A slower day for sea passage saw figures much lower than the 26th, but some quality wader passage included a Grey Plover, eight Knots, nine Bar-tailed Godwits and 10 Whimbrels; the single Teal remained, and a flock of 24 Common Scoters flew south. Singles if Kestrel, Sparrowhawk and Buzzard represented the day's raptors. A single Sand Martin and six House Martins flew overhead, along with a Grey Wagtail; three White Wagtails were present in Solfach, 14 Stonechats and seven Wheatears were scattered around the island, whilst two Blackcaps, three Willow Warblers, one Chiffchaff and eight Goldcrests were the day's warbler counts. A good odonata sighting comprised both a male and female Migrant Hawker lurking in the shelter of the gardens, whilst a Northern Eggar was also seen flying around
Another breezy day dominated by clear skies and a brisk westerly wind meant that sea-watching took up most of the day's birding efforts. These were rewarded with some great records: a single Red-throated Diver, 43 Fulmars, 1571 Manx Shearwaters, a Balearic Shearwater, 147 Gannets, a Golden Plover, a record island count of EIGHTY ONE Knots, eight Sanderlings, 10 Dunlins, seven Whimbrels, one Pomarine Skua, two Arctic Skuas, nine Sandwich Terns, two Common Terns and 150 Commic Terns. Aside the passage, other wader counts comprised 38 Curlews, five Redshanks, one Common Sandpiper and 42 Turnstones. Noteworthy passerines included two Skylarks, two Sand Martins, 13 White Wagtails, 19 Stonechats, 22 Wheatears and one Sedge Warbler. Some good records of migrant lepdioptera comprised three each of Hummingbird Hakmoths and Silver Ys. In the evening, a Barn Owl was seen at the Plantation at dusk, after some feathers were discovered here a few days earlier.

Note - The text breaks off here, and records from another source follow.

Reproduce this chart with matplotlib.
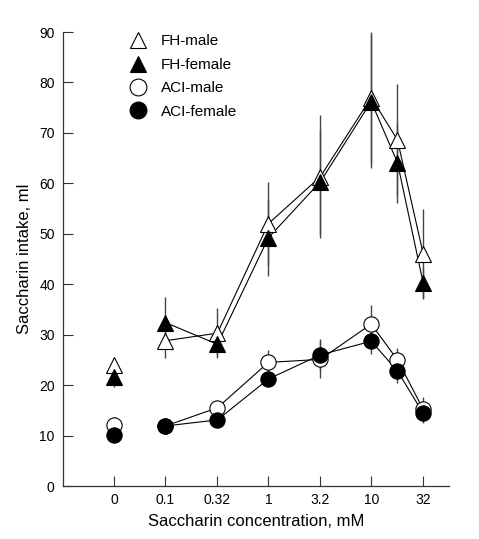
import numpy as np
import matplotlib
matplotlib.use("Agg")
import matplotlib.pyplot as plt

plt.rcParams['font.family'] = ['Liberation Sans', 'DejaVu Sans']

# Data
conc_labels = ["0", "0.1", "0.32", "1", "3.2", "10", "32"]
conc_ticks = [0, 0.1, 0.32, 1, 3.2, 10, 32]
conc = [0, 0.1, 0.32, 1, 3.2, 10, 18, 32]

fh_male = [24.0, 28.8, 30.3, 52.0, 61.3, 77.0, 68.6, 46.0]
fh_male_err = [1.0, 3.4, 5.0, 8.3, 12.2, 13.0, 11.0, 9.0]
fh_female = [21.7, 32.4, 28.1, 49.2, 60.3, 76.2, 64.1, 40.2]
fh_female_err = [2.0, 5.0, 2.3, 7.6, 10.3, 13.2, 7.9, 3.0]
aci_male = [12.1, 11.9, 15.5, 24.5, 25.1, 32.1, 25.0, 15.2]
aci_male_err = [1.5, 0.5, 1.0, 2.5, 3.6, 3.8, 2.4, 2.5]
aci_female = [10.2, 11.9, 13.1, 21.2, 26.0, 28.7, 22.8, 14.4]
aci_female_err = [0.5, 0.5, 1.0, 1.0, 3.1, 2.5, 2.4, 1.9]

ZERO_POS = 10 ** -1.5  # where the "0" concentration is placed on the log axis


def xpos(c):
    return np.array([ZERO_POS if v == 0 else v for v in c], dtype=float)


fig = plt.figure(figsize=(4.79, 5.39), dpi=100)
ax = fig.add_axes([63 / 479, 1 - 486 / 539, (449 - 63) / 479, (486 - 32) / 539])
ax.set_xscale('log')

x = xpos(conc)

series = [
    (fh_male, fh_male_err, '^', 'white', 'FH-male'),
    (fh_female, fh_female_err, '^', 'black', 'FH-female'),
    (aci_male, aci_male_err, 'o', 'white', 'ACI-male'),
    (aci_female, aci_female_err, 'o', 'black', 'ACI-female'),
]

handles = []
for vals, err, mk, fc, lab in series:
    vals = np.array(vals)
    err = np.array(err)
    ax.errorbar(x, vals, yerr=err, fmt='none', ecolor='#444444', elinewidth=1.0,
                capsize=0, zorder=1)
    ax.plot(x[1:], vals[1:], color='black', lw=0.8, zorder=2)
    h, = ax.plot(x, vals, linestyle='none', marker=mk, ms=11, mfc=fc, mec='black',
                 mew=0.8, zorder=3, label=lab)
    handles.append(h)

ax.set_xlim(0.0101, 57)
ax.set_ylim(0, 90)
ax.set_xticks(xpos(conc_ticks))
ax.set_xticklabels(conc_labels)
ax.xaxis.set_minor_locator(matplotlib.ticker.NullLocator())
ax.set_yticks(np.arange(0, 91, 10))

for s in ['top', 'right']:
    ax.spines[s].set_visible(False)
for s in ['left', 'bottom']:
    ax.spines[s].set_linewidth(0.9)
    ax.spines[s].set_color('#333333')

ax.tick_params(axis='both', direction='in', length=7, width=0.8, color='#333333',
               labelsize=10)
ax.tick_params(axis='x', pad=5)
ax.tick_params(axis='y', pad=6)

ax.set_xlabel('Saccharin concentration, mM', fontsize=12, labelpad=5)
ax.set_ylabel('Saccharin intake, ml', fontsize=12, labelpad=5)

leg = ax.legend(handles=handles, loc='upper left', bbox_to_anchor=(0.135, 1.025),
                frameon=False, fontsize=11, handlelength=1.2, handletextpad=0.9,
                labelspacing=0.62, numpoints=1, markerscale=1.1)

fig.savefig('out.png', dpi=100)
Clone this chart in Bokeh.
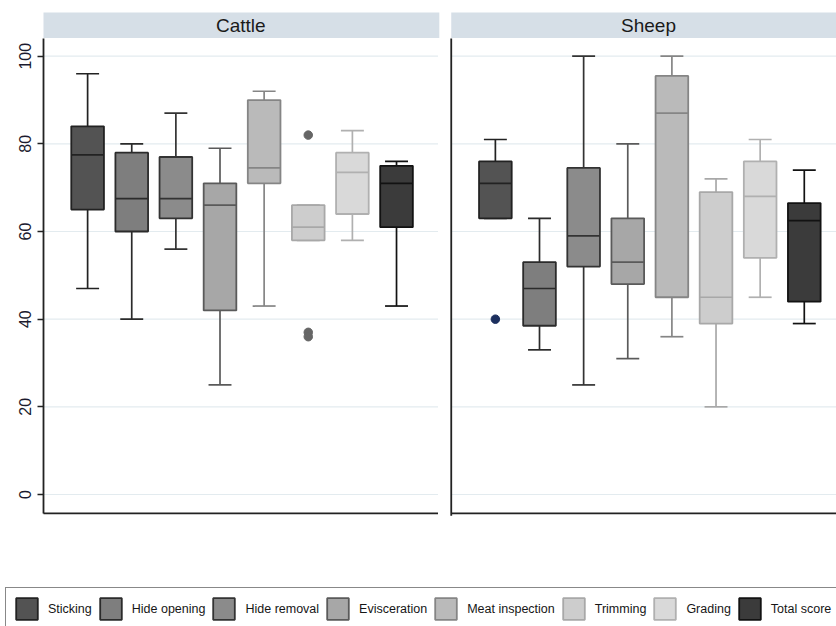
import numpy as np
from bokeh.plotting import figure
from bokeh.models import Range1d, FixedTicker
from bokeh.core.properties import value
from bokeh.embed import file_html
from bokeh.resources import INLINE

# ---------------- data ----------------
categories = ["Sticking", "Hide opening", "Hide removal", "Evisceration",
              "Meat inspection", "Trimming", "Grading", "Total score"]
panels = ["Cattle", "Sheep"]
y_ticks = [0, 20, 40, 60, 80, 100]

cattle_lower = [47, 40, 56, 25, 43, 58, 58, 43]
cattle_q1 = [65, 60, 63, 42, 71, 58, 64, 61]
cattle_median = [77.5, 67.5, 67.5, 66, 74.5, 61, 73.5, 71]
cattle_q3 = [84, 78, 77, 71, 90, 66, 78, 75]
cattle_upper = [96, 80, 87, 79, 92, 66, 83, 76]
cattle_outlier_cat = ["Trimming", "Trimming", "Trimming"]
cattle_outlier_val = [82, 37, 36]

sheep_lower = [63, 33, 25, 31, 36, 20, 45, 39]
sheep_q1 = [63, 38.5, 52, 48, 45, 39, 54, 44]
sheep_median = [71, 47, 59, 53, 87, 45, 68, 62.5]
sheep_q3 = [76, 53, 74.5, 63, 95.5, 69, 76, 66.5]
sheep_upper = [81, 63, 100, 80, 100, 72, 81, 74]
sheep_outlier_cat = ["Sticking"]
sheep_outlier_val = [40]

# ---------------- styles / layout ----------------
fill_colors = ["#535353", "#7e7e7e", "#8b8b8b", "#a7a7a7",
               "#bababa", "#cdcdcd", "#d9d9d9", "#3b3b3b"]
line_colors = ["#222222", "#2b2b2b", "#333333", "#5a5a5a",
               "#858585", "#a8a8a8", "#b0b0b0", "#121212"]
outlier_colors = {"Sticking": "#1c2f5e", "Trimming": "#666666"}
strip_color = "#d6dfe7"
grid_color = "#e3ebef"
axis_color = "#222222"
FONT = "Liberation Sans"

BOX_W = 0.74
CAP_W = 0.52
PANEL_W = 8.94
SHEEP_OFFSET = 9.24
AXIS_TOP = 104.04
AXIS_BOTTOM = -4.33
STRIP_BOTTOM = 104.15
STRIP_TOP = 109.97

p = figure(width=836, height=626, output_backend="svg", toolbar_location=None,
           x_axis_location=None, y_axis_location="left",
           x_range=Range1d(-0.974, 17.97), y_range=Range1d(-30.12, 112.71),
           min_border_left=0, min_border_right=0, min_border_top=0,
           min_border_bottom=0, outline_line_color=None)
p.grid.visible = False
p.background_fill_color = "white"

# y axis (Cattle panel), drawn at the panel's left edge
yax = p.yaxis[0]
yax.fixed_location = 0
yax.ticker = FixedTicker(ticks=y_ticks)
yax.bounds = (AXIS_BOTTOM, AXIS_TOP)
yax.axis_line_color = axis_color
yax.axis_line_width = 1.8
yax.major_tick_line_color = axis_color
yax.major_tick_line_width = 1.5
yax.major_tick_out = 6
yax.major_tick_in = 0
yax.minor_tick_line_color = None
yax.major_label_orientation = "vertical"
yax.major_label_text_font = FONT
yax.major_label_text_font_size = "16px"
yax.major_label_text_color = "#1a1a2e"
yax.major_label_standoff = 6

offsets = [0.0, SHEEP_OFFSET]

# grid lines per panel
gx0, gx1, gy = [], [], []
for off in offsets:
    for t in y_ticks:
        gx0.append(off)
        gx1.append(off + PANEL_W)
        gy.append(t)
p.segment(x0=gx0, x1=gx1, y0=gy, y1=gy, line_color=grid_color, line_width=1.2)

# strips
p.quad(left=[o for o in offsets], right=[o + PANEL_W + 0.03 for o in offsets],
       bottom=STRIP_BOTTOM, top=STRIP_TOP, fill_color=strip_color, line_color=None)
p.text(x=[o + PANEL_W / 2 for o in offsets], y=[(STRIP_BOTTOM + STRIP_TOP) / 2] * 2,
       text=panels, text_align="center", text_baseline="middle",
       text_font=value(FONT), text_font_size="19px", text_color="#1a1a1a")

# panel axis lines (bottom lines and sheep left line)
p.segment(x0=[0.0, SHEEP_OFFSET], x1=[PANEL_W, 19.0],
          y0=[AXIS_BOTTOM] * 2, y1=[AXIS_BOTTOM] * 2,
          line_color=axis_color, line_width=1.8)
p.segment(x0=[SHEEP_OFFSET], x1=[SHEEP_OFFSET], y0=[AXIS_BOTTOM - 0.5], y1=[AXIS_TOP],
          line_color=axis_color, line_width=1.8)

panel_data = [
    (cattle_lower, cattle_q1, cattle_median, cattle_q3, cattle_upper,
     cattle_outlier_cat, cattle_outlier_val),
    (sheep_lower, sheep_q1, sheep_median, sheep_q3, sheep_upper,
     sheep_outlier_cat, sheep_outlier_val),
]

pos = np.arange(1, len(categories) + 1, dtype=float)

# whiskers (behind boxes)
for off, (lo, q1, med, q3, hi, ocat, oval) in zip(offsets, panel_data):
    x = pos + off
    p.segment(x0=x, x1=x, y0=lo, y1=hi, line_color=line_colors, line_width=1.7)
    p.segment(x0=x - CAP_W / 2, x1=x + CAP_W / 2, y0=hi, y1=hi,
              line_color=line_colors, line_width=1.7)
    p.segment(x0=x - CAP_W / 2, x1=x + CAP_W / 2, y0=lo, y1=lo,
              line_color=line_colors, line_width=1.7)

# boxes, one renderer per category (used by the legend)
for i, cat in enumerate(categories):
    xs = [pos[i] + off for off in offsets]
    bottoms = [pd[1][i] for pd in panel_data]
    tops = [pd[3][i] for pd in panel_data]
    p.vbar(x=xs, bottom=bottoms, top=tops, width=BOX_W,
           fill_color=fill_colors[i], line_color=line_colors[i], line_width=1.8,
           legend_label=cat)

# medians and outliers
for off, (lo, q1, med, q3, hi, ocat, oval) in zip(offsets, panel_data):
    x = pos + off
    p.segment(x0=x - BOX_W / 2, x1=x + BOX_W / 2, y0=med, y1=med,
              line_color=line_colors, line_width=1.7)
    if ocat:
        ox = [pos[categories.index(c)] + off for c in ocat]
        oc = [outlier_colors[c] for c in ocat]
        p.scatter(x=ox, y=oval, size=8.5, fill_color=oc, line_color=oc)

# legend
lg = p.legend[0]
lg.orientation = "horizontal"
lg.location = (5, -4)
lg.glyph_width = 27
lg.glyph_height = 27
lg.label_standoff = 8
lg.spacing = 5
lg.padding = 7
lg.margin = 0
lg.border_line_color = "#111111"
lg.border_line_width = 1.5
lg.background_fill_color = "white"
lg.background_fill_alpha = 1.0
lg.label_text_font = FONT
lg.label_text_font_size = "12.5px"
lg.label_text_color = "#161616"

open("out.html", "w").write(file_html(p, INLINE))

The day of departure for the week's visitors saw calmer winds prevailing during the day. This slight change in conditions did not, however, encourage a significant arrival of migrants. On the contrary, passerines were still in short supply.

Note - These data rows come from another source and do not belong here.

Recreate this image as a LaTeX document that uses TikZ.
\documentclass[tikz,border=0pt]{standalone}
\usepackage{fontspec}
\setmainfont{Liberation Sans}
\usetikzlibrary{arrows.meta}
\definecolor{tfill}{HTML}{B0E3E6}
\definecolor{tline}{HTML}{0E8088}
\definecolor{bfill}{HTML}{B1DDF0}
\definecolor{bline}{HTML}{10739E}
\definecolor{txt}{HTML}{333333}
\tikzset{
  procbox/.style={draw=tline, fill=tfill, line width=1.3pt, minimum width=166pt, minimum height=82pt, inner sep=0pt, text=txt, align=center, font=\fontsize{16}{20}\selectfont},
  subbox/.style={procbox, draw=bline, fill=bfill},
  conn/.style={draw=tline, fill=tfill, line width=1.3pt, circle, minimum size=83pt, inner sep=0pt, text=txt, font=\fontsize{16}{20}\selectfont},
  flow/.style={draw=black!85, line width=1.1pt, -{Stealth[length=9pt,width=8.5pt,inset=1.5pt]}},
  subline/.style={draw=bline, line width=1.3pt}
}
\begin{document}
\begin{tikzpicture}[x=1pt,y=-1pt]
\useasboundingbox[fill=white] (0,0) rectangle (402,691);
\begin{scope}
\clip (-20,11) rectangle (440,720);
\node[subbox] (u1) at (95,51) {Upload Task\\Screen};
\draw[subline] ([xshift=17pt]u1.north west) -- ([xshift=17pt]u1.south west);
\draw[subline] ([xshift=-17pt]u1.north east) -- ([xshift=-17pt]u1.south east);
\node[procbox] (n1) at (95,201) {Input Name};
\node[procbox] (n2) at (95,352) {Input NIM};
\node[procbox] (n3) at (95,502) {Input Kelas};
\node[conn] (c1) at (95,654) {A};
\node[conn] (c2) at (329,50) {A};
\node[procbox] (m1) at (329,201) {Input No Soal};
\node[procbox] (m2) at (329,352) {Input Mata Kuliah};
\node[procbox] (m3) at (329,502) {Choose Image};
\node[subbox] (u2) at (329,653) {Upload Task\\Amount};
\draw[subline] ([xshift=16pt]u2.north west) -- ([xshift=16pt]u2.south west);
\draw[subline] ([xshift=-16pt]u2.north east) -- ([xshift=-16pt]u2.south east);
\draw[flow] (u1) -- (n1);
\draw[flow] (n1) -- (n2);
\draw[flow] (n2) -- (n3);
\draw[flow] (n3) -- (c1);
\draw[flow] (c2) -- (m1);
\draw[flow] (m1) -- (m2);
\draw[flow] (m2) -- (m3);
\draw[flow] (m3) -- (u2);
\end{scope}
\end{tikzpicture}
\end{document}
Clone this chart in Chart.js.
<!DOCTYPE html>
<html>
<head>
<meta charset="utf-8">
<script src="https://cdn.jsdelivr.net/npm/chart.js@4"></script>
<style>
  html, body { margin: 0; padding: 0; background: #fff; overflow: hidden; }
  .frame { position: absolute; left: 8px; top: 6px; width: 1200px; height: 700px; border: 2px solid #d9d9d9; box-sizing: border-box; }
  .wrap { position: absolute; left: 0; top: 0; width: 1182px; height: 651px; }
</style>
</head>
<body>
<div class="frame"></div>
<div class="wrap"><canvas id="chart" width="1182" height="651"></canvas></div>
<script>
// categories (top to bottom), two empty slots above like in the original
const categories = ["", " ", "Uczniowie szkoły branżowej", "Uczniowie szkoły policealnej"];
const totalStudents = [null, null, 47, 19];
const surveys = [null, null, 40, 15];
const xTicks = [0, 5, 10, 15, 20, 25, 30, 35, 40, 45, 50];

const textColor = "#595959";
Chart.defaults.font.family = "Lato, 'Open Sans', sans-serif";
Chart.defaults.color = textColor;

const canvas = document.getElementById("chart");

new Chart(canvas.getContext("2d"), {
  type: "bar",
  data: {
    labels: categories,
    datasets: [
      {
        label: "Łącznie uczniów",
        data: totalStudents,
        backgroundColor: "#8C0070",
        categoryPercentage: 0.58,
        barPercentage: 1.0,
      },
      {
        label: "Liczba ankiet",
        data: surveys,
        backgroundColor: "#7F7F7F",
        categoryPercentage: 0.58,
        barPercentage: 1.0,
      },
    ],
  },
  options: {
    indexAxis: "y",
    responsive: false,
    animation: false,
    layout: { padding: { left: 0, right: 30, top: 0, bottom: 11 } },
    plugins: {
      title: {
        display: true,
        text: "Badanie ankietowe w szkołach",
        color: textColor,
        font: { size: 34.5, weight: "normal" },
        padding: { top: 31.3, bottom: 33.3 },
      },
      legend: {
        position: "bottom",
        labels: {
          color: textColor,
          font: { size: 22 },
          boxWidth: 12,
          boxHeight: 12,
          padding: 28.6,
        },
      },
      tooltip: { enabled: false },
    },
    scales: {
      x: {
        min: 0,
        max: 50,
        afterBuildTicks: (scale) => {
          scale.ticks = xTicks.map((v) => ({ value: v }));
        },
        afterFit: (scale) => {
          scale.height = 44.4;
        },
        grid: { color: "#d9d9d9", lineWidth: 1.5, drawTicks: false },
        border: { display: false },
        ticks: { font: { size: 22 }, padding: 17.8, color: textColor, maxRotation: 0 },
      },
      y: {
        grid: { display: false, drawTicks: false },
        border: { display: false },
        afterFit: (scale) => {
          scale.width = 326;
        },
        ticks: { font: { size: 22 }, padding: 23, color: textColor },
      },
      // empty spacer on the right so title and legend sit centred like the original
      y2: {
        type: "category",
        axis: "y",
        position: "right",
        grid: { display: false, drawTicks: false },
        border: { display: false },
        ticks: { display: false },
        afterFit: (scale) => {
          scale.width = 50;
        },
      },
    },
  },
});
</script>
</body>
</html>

Out to sea, counts of 50 Fulmars, 82 Gannets and 688 Kittiwakes were noted, along with single Arctic and Great Skuas, and a good gathering of waders around the Narrows included 41 Oystercatchers, three Ringed Plovers, three Purple Sandpipers, two Dunlins, one Snipe, 15 Curlews, seven Redshanks, one Common Sandpiper and 48 Turnstones. A single Grasshopper Warbler was new for the week, and a slight increase in other warbler numbers saw two Blackcaps, seven Chiffchaffs, two Willow Warblers and four Goldcrests. In other news, the year's second CONVOLVULUS HAWKMOTH was found (yet again!) in the Heligoland trap at the observatory. The is the first time that more than one has been recorded in a year since 2004! Also of worthy mention was that of a smart Turnstone trapped in on Solfach in the afternoon.